Jackson, the white father, chooses these two interesting words to describe how he has found O'Neal: endearing and respectful. But he adds bluntly, "Yes, Shaquille would be the obvious choice, but because of his free throw situation, he can't be the leader."
You mean Wilt Chamberlain, scoring 35 or more a game, could never have been a leader of a team of yours?
"That's right. Look, you've got to deliver in the clutch if you're going to be the leader, and if you can't make free throws...."
Have you told Shaquille this?
(Pause.) "No, not yet."
Still, to coach the Lakers was a challenge Jackson couldn't pass up. He was offered the chance to prove himself outside of sport—"a real job, not a celebrity thing," he says—by running the campaign of his old friend and teammate, Bill Bradley, in Iowa, the crucial caucus state. He adores Bradley. "He's a man I respect in so many ways," Jackson says. "He's so compassionate—to humanity, to society in general. Bill is so smart. He can see things coming." And you?
"Well, yes, I'd like to think I'm good at that, too."
So he turned down serious politics to take the $6 million per because he foresaw that, yes, he could restore the Lakers to glory. "This is the right place for me," he says. "I believe they're a group of players who want to get there but don't know quite how. But I'm no savior. They have to be the savior of themselves." Jackson knows, though, that if he can't point the Lakers toward their salvation, he risks being remembered primarily as that attractive eccentric of a coach whom Michael Jordan carried to six championships. Surely, if this team fails him, Jackson can see that thing coming, too.

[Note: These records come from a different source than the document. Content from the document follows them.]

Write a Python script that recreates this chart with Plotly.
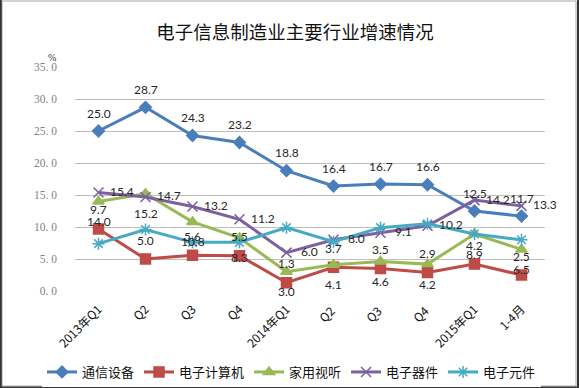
import plotly.graph_objects as go

categories = ["2013年Q1", "Q2", "Q3", "Q4", "2014年Q1", "Q2 ", "Q3 ", "Q4 ", "2015年Q1", "1-4月"]
tongxin = [25.0, 28.7, 24.3, 23.2, 18.8, 16.4, 16.7, 16.6, 12.5, 11.7]
jisuanji = [9.7, 5.0, 5.6, 5.5, 1.3, 3.7, 3.5, 2.9, 4.2, 2.5]
shiting = [14.0, 15.2, 10.8, 8.3, 3.0, 4.1, 4.6, 4.2, 8.9, 6.5]
qijian = [15.4, 14.7, 13.2, 11.2, 6.0, 8.0, 9.1, 10.2, 14.2, 13.3]
yuanjian = [7.4, 9.6, 7.6, 7.6, 9.9, 7.7, 9.9, 10.5, 8.9, 8.0]
y_ticks = [0, 5, 10, 15, 20, 25, 30, 35]
y_ticktext = [f"{v:.1f}".replace(".", ". ") for v in y_ticks]

# name, values, color, symbol, size, show labels, label x/y shift (px)
series = [
    ("通信设备", tongxin, "#4A7EBB", "diamond", 9, True, 0, 18),
    ("电子计算机", jisuanji, "#BE4B48", "square", 10, True, 0, 19),
    ("家用视听", shiting, "#98B954", "triangle-up", 10, True, 0, -20),
    ("电子器件", qijian, "#7D60A0", "x-thin-open", 10, True, 23, 1),
    ("电子元件", yuanjian, "#46AAC5", "asterisk-open", 10, False, 0, 0),
]

fig = go.Figure()
x_idx = list(range(len(categories)))
for name, vals, color, sym, size, show, xs, ys in series:
    fig.add_trace(go.Scatter(
        x=x_idx, y=vals, name=name, mode="lines+markers",
        line=dict(color=color, width=3),
        marker=dict(symbol=sym, size=size, color=color,
                    line=dict(color=color, width=1.5)),
        cliponaxis=False,
    ))
    if show:
        for xi, v in zip(x_idx, vals):
            fig.add_annotation(x=xi, y=v, text=f"{v:.1f}", showarrow=False,
                               xshift=xs, yshift=ys,
                               font=dict(family="Lato, Liberation Sans, sans-serif",
                                         size=12, color="#262626"))

L, R, T, B = 75, 34, 67, 97
W, H = 579, 388
pw, ph = W - L - R, H - T - B

def px_x(p):
    return (p - L) / pw

def px_y(p):
    return (H - B - p) / ph

fig.add_shape(type="rect", xref="paper", yref="paper",
              x0=px_x(2), x1=px_x(576), y0=px_y(1), y1=px_y(386),
              line=dict(color="#A6A6A6", width=1), fillcolor="rgba(0,0,0,0)")
for x0, y0, x1, y1 in [(0.8, 0, 0.8, 388), (578, 0, 578, 388), (0, 387.5, 579, 387.5)]:
    fig.add_shape(type="line", xref="paper", yref="paper",
                  x0=px_x(x0), x1=px_x(x1), y0=px_y(y0), y1=px_y(y1),
                  line=dict(color="#333333", width=2))

fig.update_layout(
    width=W, height=H,
    margin=dict(l=L, r=R, t=T, b=B, autoexpand=False),
    paper_bgcolor="white", plot_bgcolor="white",
    title=dict(text="电子信息制造业主要行业增速情况", x=px_x(295), xanchor="center",
               xref="paper", y=1 - 33 / H, yanchor="middle",
               font=dict(family="Noto Sans CJK SC", size=18.5, color="#111111")),
    showlegend=True,
    legend=dict(orientation="h", x=px_x(42), xanchor="left", y=px_y(357), yanchor="top",
                font=dict(family="Noto Sans CJK SC", size=13, color="#111111"),
                itemwidth=30, tracegroupgap=0),
    xaxis=dict(tickmode="array", tickvals=x_idx, ticktext=categories,
               range=[-0.5, len(categories) - 0.5], tickangle=-45, automargin=False,
               showgrid=False, showline=False, zeroline=False, ticklabelstandoff=8,
               tickfont=dict(family="Noto Sans CJK SC", size=12, color="#111111")),
    yaxis=dict(range=[0, 35], tickvals=y_ticks, ticktext=y_ticktext, automargin=False,
               showgrid=True, gridcolor="#BFBFBF", gridwidth=1,
               zeroline=False, showline=False, ticklabelstandoff=17,
               tickfont=dict(family="Liberation Serif", size=11.5, color="#7F7F7F")),
)

fig.add_annotation(text="%", xref="paper", yref="paper", x=px_x(46), y=px_y(50),
                   showarrow=False, font=dict(family="Liberation Serif", size=10, color="#333333"))

fig.write_html("out.html", config={"displayModeBar": False},
               post_script="document.body.style.margin='0';document.body.style.padding='0';document.body.style.overflow='hidden';")
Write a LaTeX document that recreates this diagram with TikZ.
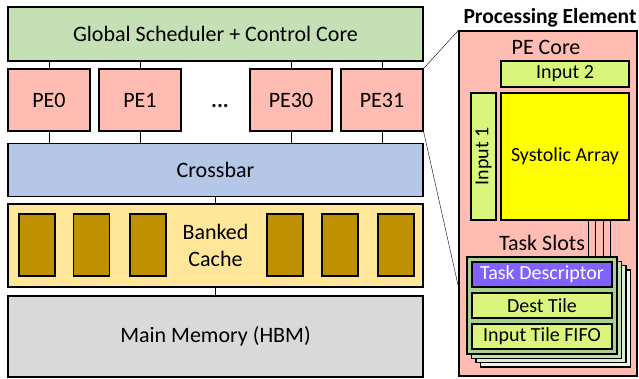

Jackson's devotion to Team goes beyond the usual coach's halftime platitudes. As a boy in North Dakota, teams were his social salvation. This was because he was not just a PK—a preacher's kid—but twice that, the child of two Pentecostal ministers. Jackson was raised in such a strict home that he did not see a movie till he was a senior in high school. But for all their piety, his parents encouraged their three sons to engage in their own updated form of old-fashioned Muscular Christianity. "Competition was an outlet for me, so I masked my aggression in the other aspects of life," Jackson says. In fact, while other Dakota boys camped before the TV on the long winter nights, Phil and his older brothers engaged in heated board games: Rook, Chinese checkers, Scrabble, chess and a game known as Caroms, which was delicately called "Christian pool." Even now, Phil's wife, June, refuses to play such simple games with him because he performs so intensely, so rudely.